Maybe the real lesson of the generative glitch is this: the body is always reaching for meaning before the mind can catch up. What happens when I can attune myself to that? To notice how the world rearranges itself around a longing before I name it. I don’t know where that leads, just to stay open to the strange, generous paths it offers.
To put off correction, to let the mistranslation stand. To follow it into whatever room it’s pointing toward.
I hope you are all safe and finding life-affirming delights.
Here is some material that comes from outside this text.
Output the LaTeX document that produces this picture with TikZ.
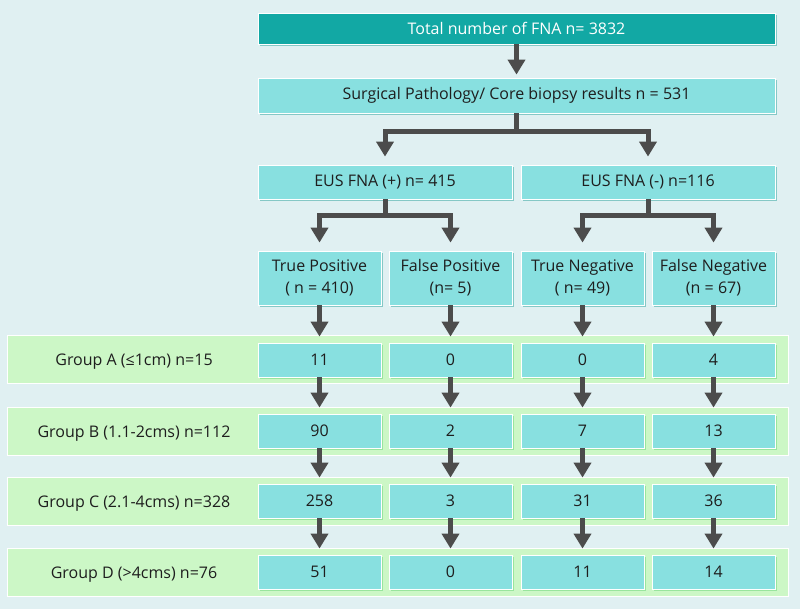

Take care of yourselves and each other.
~*~*~*~*~*~*~*~*~*~
OKAY AND TO TEST THE LESSON OF NON-LINEARITY, I HAVE SOME EXCITING NEWS TO FINALLY OFFICIALLY SHARE:
🎉 My debut book of poems is forthcoming with House of Anansi in April 2027 :)))) 🎉
Thank you to so many, but particularly the incredible mentorship I received for this work from Sheryda Warrener and Sonnet L’Abbe, plus important insights and supports from Billy-Ray Belcourt, Gabby Bates, aracelis girmay, and the many new frands I made along the way, and wâpanatâhk (aka Brandi Bird) for connecting me with House of Anansi <333. I’m still ISO a title; I can feel it approaching.
<3333
Dora






>”It makes me wonder how much of living is just this: a constant translating between what the world touches and what the body understands, long before language gets involved.”
I’m drawn to the procedural metaphor—‘a constant translating.’ It frames pre-linguistic, bodily experience not as something fixed or mystical, but as an ongoing activity—something dynamic rather than given. That sense of motion feels closer to what being alive actually entails.
Congratulations on the book🌹
Love this update and so excited for the book release. 2027 doesn’t feel that far away anymore!